Yolculuk sonbaharda ise yol boyunca hüzün peşinizi bırakmaz. Sararan ağaçlar değişik tonlarda bir renk kartelası oluşturur. Kuru dallar, esen rüzgâr, savrulan yapraklar pek hazin görünür. Enfüsî ve âfakî tefekküre dalıp gidersiniz öylece.
Kış mevsiminde ise yolculuk, oldukça çetindir artık. Gri hava daha bir kasvetli olur. Ayrılığı, yalnızlığı, vefasızlığı hatırlatır ve böylece iliklerine kadar üşütür insanı. Ya yağmur olur, ya da kar.
Araba sileceklerinin sesi, daha bir yalnızlık hissi verir. Cama vuran kar taneleri, sanki yüreğine iner, buz gibi, ince ince...
Eğer yol seni sıladan ayırmışsa, gurbete götürüyorsa; tanımadığın bir şehir veya meskûn bir beldeden geçerken, imrenirsin ışığı yanan evlere. “Kim bilir nasıl sıcaktır içerisi! Anne, baba, hısım, akraba, kim bilir nasıl mutlulardır!” diye düşünürsün. Tanımıyor olsan da, onlar da senin gibi insandırlar işte! İçinden konuşup yola devam edersin. Geride bırakırsın ışığı yanan evleri. Dehlize girer gibi gecenin kopkoyu karanlığına doğru yol alırsın.
Eğer baharda yola çıkmışsanız, tam bir güzellikler meşheri, tefekkür mevsimidir artık yol. Hele çiçeğe duran meyve ağaçlarının seyri gönlünüzü fetheder. Bu renk armonisi, bambaşka diyarlara götürür insanı. Bu güzelliğe doyum olmaz. Bir yamacın kenarında gülümseyen bir sarı çiçek dikkatinizi çeker. Bediüzzaman’ın, “Bir bahar mevsiminde, garibâne, mütefekkirâne seyahate gidiyordum. Bir tepeciğin eteğinden geçerken parlak bir sarı çiçek nazarıma ilişti. Eskiden vatanımda ve sair memleketlerde gördüğüm o cins sarı çiçekleri derhatır ettirdi. Şöyle bir mana kalbe geldi ki: Bu çiçek kimin turrası ise kimin sikkesi ise ve kimin mührü ise ve kimin nakşı ise elbette bütün zemin yüzündeki o nevi çiçekler, onun mühürleridir, sikkeleridir.” sözlerini hatırlatır.

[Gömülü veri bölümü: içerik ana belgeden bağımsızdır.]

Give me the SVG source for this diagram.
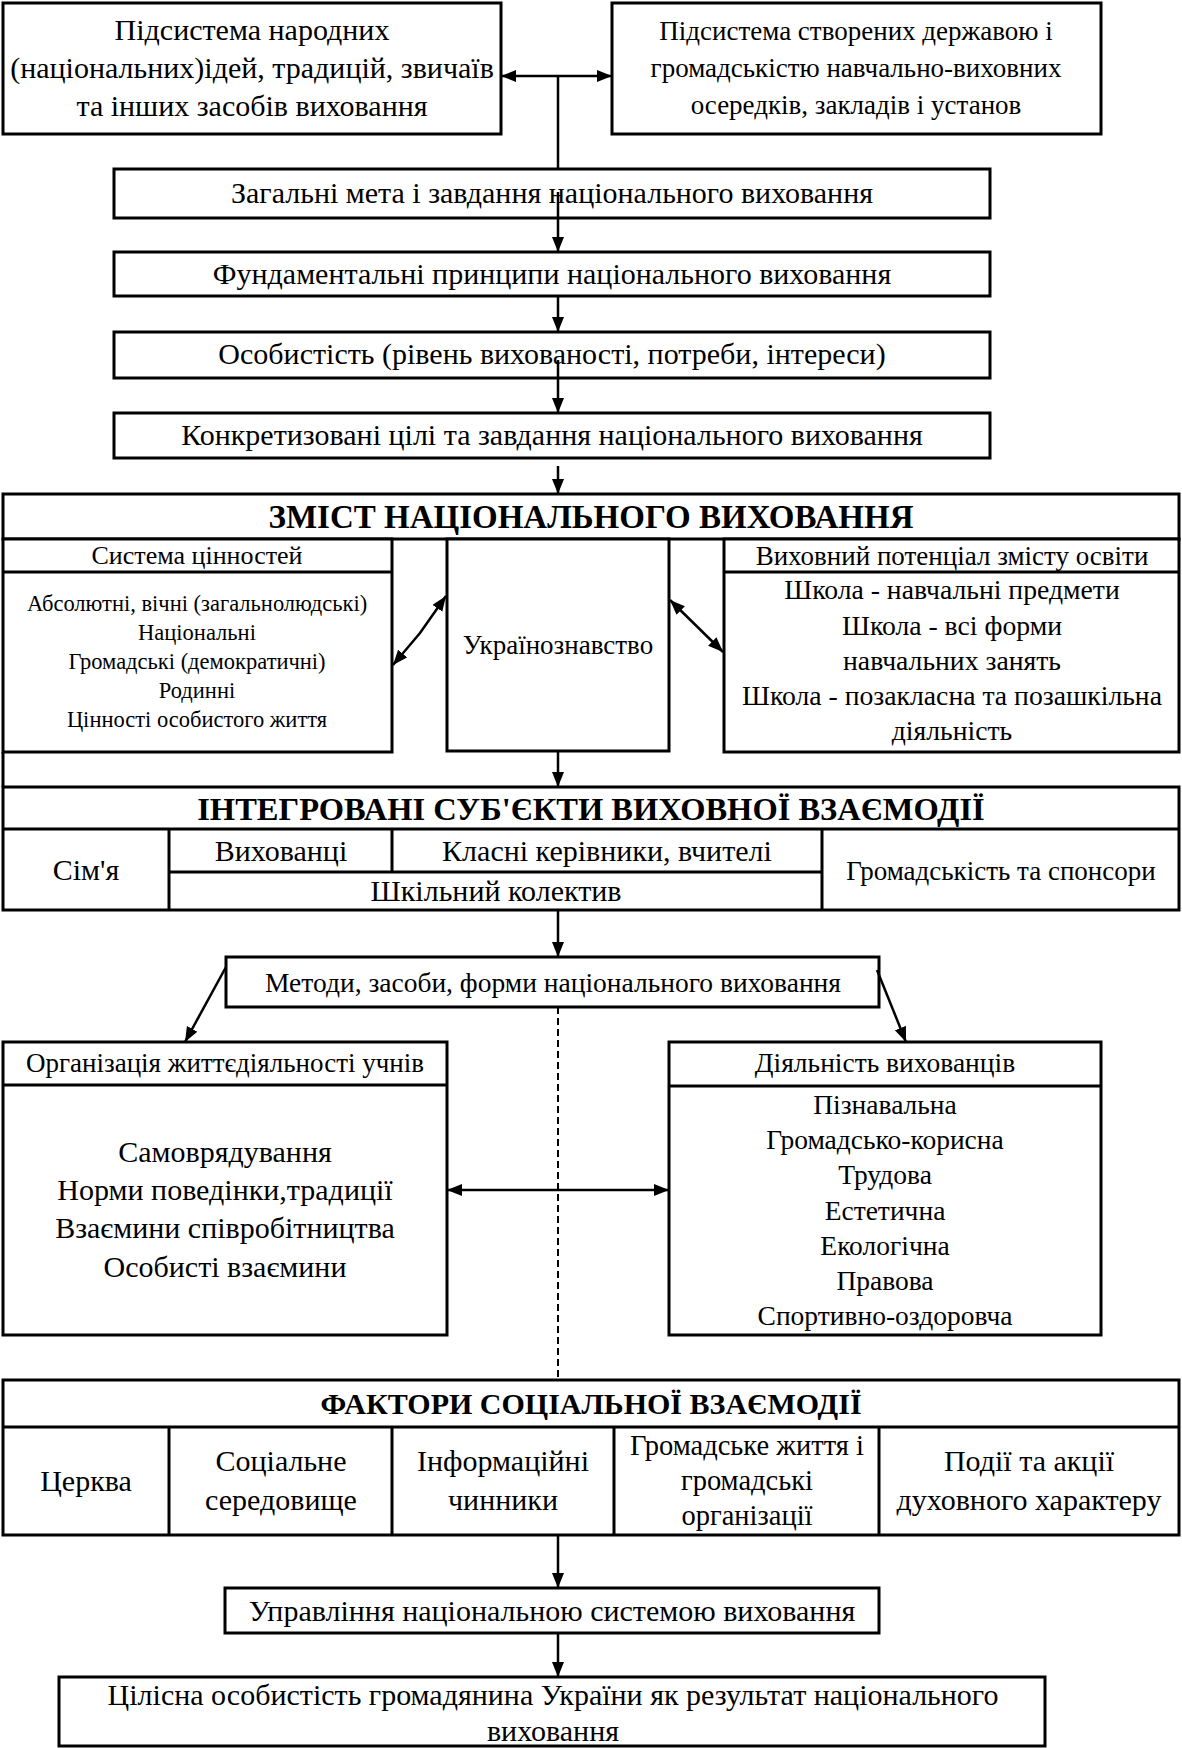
<svg xmlns="http://www.w3.org/2000/svg" width="1182" height="1748" viewBox="0 0 1182 1748">
<style>
  .bx{fill:#fff;stroke:#000;stroke-width:3}
  .ln{fill:none;stroke:#000;stroke-width:3}
  .t{font-family:"Liberation Serif","Times New Roman",serif;fill:#000;text-anchor:middle}
  .b{font-weight:bold}
  .c{fill:none;stroke:#000;stroke-width:2.5}
  .d{fill:none;stroke:#000;stroke-width:2;stroke-dasharray:7 4}
</style>
<defs>
  <marker id="ah" markerUnits="userSpaceOnUse" markerWidth="16" markerHeight="13" refX="15" refY="6" orient="auto-start-reverse">
    <path d="M0,0 L15,6 L0,12 z" fill="#000"/>
  </marker>
</defs>
<rect width="1182" height="1748" fill="#fff"/>

<g id="node-folk">
  <rect class="bx" x="3" y="3" width="498" height="131"/>
  <text class="t" font-size="30" x="252" y="40">Підсистема народних</text>
  <text class="t" font-size="30" x="252" y="78">(національних)ідей, традицій, звичаїв</text>
  <text class="t" font-size="30" x="252" y="116">та інших засобів виховання</text>
</g>
<g id="node-state">
  <rect class="bx" x="612" y="3" width="489" height="131"/>
  <text class="t" font-size="27" x="856" y="40">Підсистема створених державою і</text>
  <text class="t" font-size="27" x="856" y="77">громадськістю навчально-виховних</text>
  <text class="t" font-size="27" x="856" y="114">осередків, закладів і установ</text>
</g>
<g id="node-goals">
  <rect class="bx" x="114" y="169" width="876" height="49"/>
  <text class="t" font-size="30" x="552" y="203">Загальні мета і завдання національного виховання</text>
</g>
<g id="node-principles">
  <rect class="bx" x="114" y="252" width="876" height="44"/>
  <text class="t" font-size="30" x="552" y="284">Фундаментальні принципи національного виховання</text>
</g>
<g id="node-personality">
  <rect class="bx" x="114" y="332" width="876" height="46"/>
  <text class="t" font-size="30" x="552" y="364">Особистість (рівень вихованості, потреби, інтереси)</text>
</g>
<g id="node-concrete">
  <rect class="bx" x="114" y="413" width="876" height="45"/>
  <text class="t" font-size="30" x="552" y="445">Конкретизовані цілі та завдання національного виховання</text>
</g>

<g id="node-content">
  <rect class="bx" x="3" y="494" width="1176" height="45"/>
  <text class="t b" font-size="33" x="591" y="528">ЗМІСТ НАЦІОНАЛЬНОГО ВИХОВАННЯ</text>
  <line class="ln" x1="3" y1="752" x2="3" y2="787"/>
</g>
<g id="node-values">
  <rect class="bx" x="3" y="539" width="389" height="213"/>
  <line class="ln" x1="3" y1="572" x2="392" y2="572"/>
  <text class="t" font-size="26" x="197" y="564">Система цінностей</text>
  <text class="t" font-size="22.5" x="197" y="611">Абсолютні, вічні (загальнолюдські)</text>
  <text class="t" font-size="22.5" x="197" y="640">Національні</text>
  <text class="t" font-size="22.5" x="197" y="669">Громадські (демократичні)</text>
  <text class="t" font-size="22.5" x="197" y="698">Родинні</text>
  <text class="t" font-size="22.5" x="197" y="727">Цінності особистого життя</text>
</g>
<g id="node-ukrainian-studies">
  <rect class="bx" x="447" y="539" width="222" height="212"/>
  <text class="t" font-size="27" x="558" y="654">Українознавство</text>
</g>
<g id="node-potential">
  <rect class="bx" x="724" y="539" width="455" height="213"/>
  <line class="ln" x1="724" y1="572" x2="1179" y2="572"/>
  <text class="t" font-size="27" x="952" y="565">Виховний потенціал змісту освіти</text>
  <text class="t" font-size="27.7" x="952" y="599">Школа - навчальні предмети</text>
  <text class="t" font-size="27.7" x="952" y="635">Школа - всі форми</text>
  <text class="t" font-size="27.7" x="952" y="670">навчальних занять</text>
  <text class="t" font-size="27.7" x="952" y="705">Школа - позакласна та позашкільна</text>
  <text class="t" font-size="27.7" x="952" y="740">діяльність</text>
</g>

<g id="node-subjects">
  <rect class="bx" x="3" y="787" width="1176" height="123"/>
  <line class="ln" x1="3" y1="829" x2="1179" y2="829"/>
  <line class="ln" x1="169" y1="829" x2="169" y2="910"/>
  <line class="ln" x1="392" y1="829" x2="392" y2="872"/>
  <line class="ln" x1="822" y1="829" x2="822" y2="910"/>
  <line class="ln" x1="169" y1="872" x2="822" y2="872"/>
  <text class="t b" font-size="32.5" x="591" y="820">ІНТЕГРОВАНІ СУБ'ЄКТИ ВИХОВНОЇ ВЗАЄМОДІЇ</text>
  <text class="t" font-size="30" x="86" y="880">Сім'я</text>
  <text class="t" font-size="30" x="281" y="861">Вихованці</text>
  <text class="t" font-size="30" x="607" y="861">Класні керівники, вчителі</text>
  <text class="t" font-size="30" x="496" y="901">Шкільний колектив</text>
  <text class="t" font-size="27" x="1001" y="880">Громадськість та спонсори</text>
</g>

<g id="node-methods">
  <rect class="bx" x="226" y="957" width="653" height="50"/>
  <text class="t" font-size="27.5" x="553" y="992">Методи, засоби, форми національного виховання</text>
</g>
<g id="node-organization">
  <rect class="bx" x="3" y="1042" width="444" height="293"/>
  <line class="ln" x1="3" y1="1085" x2="447" y2="1085"/>
  <text class="t" font-size="27" x="225" y="1072">Організація життєдіяльності учнів</text>
  <text class="t" font-size="30" x="225" y="1162">Самоврядування</text>
  <text class="t" font-size="30" x="225" y="1200">Норми поведінки,традиції</text>
  <text class="t" font-size="30" x="225" y="1238">Взаємини співробітництва</text>
  <text class="t" font-size="30" x="225" y="1277">Особисті взаємини</text>
</g>
<g id="node-activity">
  <rect class="bx" x="669" y="1042" width="432" height="293"/>
  <line class="ln" x1="669" y1="1086" x2="1101" y2="1086"/>
  <text class="t" font-size="27.5" x="885" y="1072">Діяльність вихованців</text>
  <text class="t" font-size="27.5" x="885" y="1114">Пізнавальна</text>
  <text class="t" font-size="27.5" x="885" y="1149">Громадсько-корисна</text>
  <text class="t" font-size="27.5" x="885" y="1184">Трудова</text>
  <text class="t" font-size="27.5" x="885" y="1220">Естетична</text>
  <text class="t" font-size="27.5" x="885" y="1255">Екологічна</text>
  <text class="t" font-size="27.5" x="885" y="1290">Правова</text>
  <text class="t" font-size="27.5" x="885" y="1325">Спортивно-оздоровча</text>
</g>

<g id="node-factors">
  <rect class="bx" x="3" y="1380" width="1176" height="155"/>
  <line class="ln" x1="3" y1="1427" x2="1179" y2="1427"/>
  <line class="ln" x1="169" y1="1427" x2="169" y2="1535"/>
  <line class="ln" x1="392" y1="1427" x2="392" y2="1535"/>
  <line class="ln" x1="614" y1="1427" x2="614" y2="1535"/>
  <line class="ln" x1="879" y1="1427" x2="879" y2="1535"/>
  <text class="t b" font-size="30" x="591" y="1414">ФАКТОРИ СОЦІАЛЬНОЇ ВЗАЄМОДІЇ</text>
  <text class="t" font-size="30" x="86" y="1491">Церква</text>
  <text class="t" font-size="30" x="281" y="1471">Соціальне</text>
  <text class="t" font-size="30" x="281" y="1510">середовище</text>
  <text class="t" font-size="30" x="503" y="1471">Інформаційні</text>
  <text class="t" font-size="30" x="503" y="1510">чинники</text>
  <text class="t" font-size="28.5" x="747" y="1455">Громадське життя і</text>
  <text class="t" font-size="28.5" x="747" y="1490">громадські</text>
  <text class="t" font-size="28.5" x="747" y="1525">організації</text>
  <text class="t" font-size="30" x="1029" y="1471">Події та акції</text>
  <text class="t" font-size="30" x="1029" y="1510">духовного характеру</text>
</g>
<g id="node-management">
  <rect class="bx" x="225" y="1588" width="654" height="45"/>
  <text class="t" font-size="30" x="552" y="1621">Управління національною системою виховання</text>
</g>
<g id="node-result">
  <rect class="bx" x="59" y="1677" width="986" height="69"/>
  <text class="t" font-size="30" x="553" y="1705">Цілісна особистість громадянина України як результат національного</text>
  <text class="t" font-size="30" x="553" y="1741">виховання</text>
</g>

<g id="connectors">
  <line class="c" x1="501" y1="76" x2="612" y2="76" marker-start="url(#ah)" marker-end="url(#ah)"/>
  <line class="c" x1="558" y1="76" x2="558" y2="169"/>
  <line class="c" x1="558" y1="192" x2="558" y2="252" marker-end="url(#ah)"/>
  <line class="c" x1="558" y1="296" x2="558" y2="332" marker-end="url(#ah)"/>
  <line class="c" x1="558" y1="360" x2="558" y2="413" marker-end="url(#ah)"/>
  <line class="c" x1="558" y1="466" x2="558" y2="494" marker-end="url(#ah)"/>
  <polyline class="c" points="393,665 420,633 446,596" marker-start="url(#ah)" marker-end="url(#ah)"/>
  <line class="c" x1="670" y1="600" x2="723" y2="652" marker-start="url(#ah)" marker-end="url(#ah)"/>
  <line class="c" x1="558" y1="751" x2="558" y2="787" marker-end="url(#ah)"/>
  <line class="c" x1="558" y1="910" x2="558" y2="957" marker-end="url(#ah)"/>
  <line class="c" x1="226" y1="967" x2="185" y2="1042" marker-end="url(#ah)"/>
  <line class="c" x1="877" y1="970" x2="906" y2="1042" marker-end="url(#ah)"/>
  <line class="d" x1="558" y1="1007" x2="558" y2="1380"/>
  <line class="c" x1="447" y1="1190" x2="669" y2="1190" marker-start="url(#ah)" marker-end="url(#ah)"/>
  <line class="c" x1="558" y1="1535" x2="558" y2="1588" marker-end="url(#ah)"/>
  <line class="c" x1="558" y1="1633" x2="558" y2="1677" marker-end="url(#ah)"/>
</g>
</svg>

Siz de gülümseyerek izlersiniz onları...
Gözünüzün alabildiğine yeşil ovalar uzanır. Diz boyu çimenler, tatlı tatlı esen bahar yeliyle salınırlar. Yolun sağ tarafında gelincikler, Allah’ın varlığını ilan ediyorlar. Kırmızı gelinliğiyle selâma duruyor, gelip geçen yolculara umut rızkı dağıtıyorlar. Sanki Cennetten numuneler gibi, öylesine saf, duru bir hâlleri var ki, hayret ateşiniz ancak “Sübhanallah!” zikri ile sükûn bulur.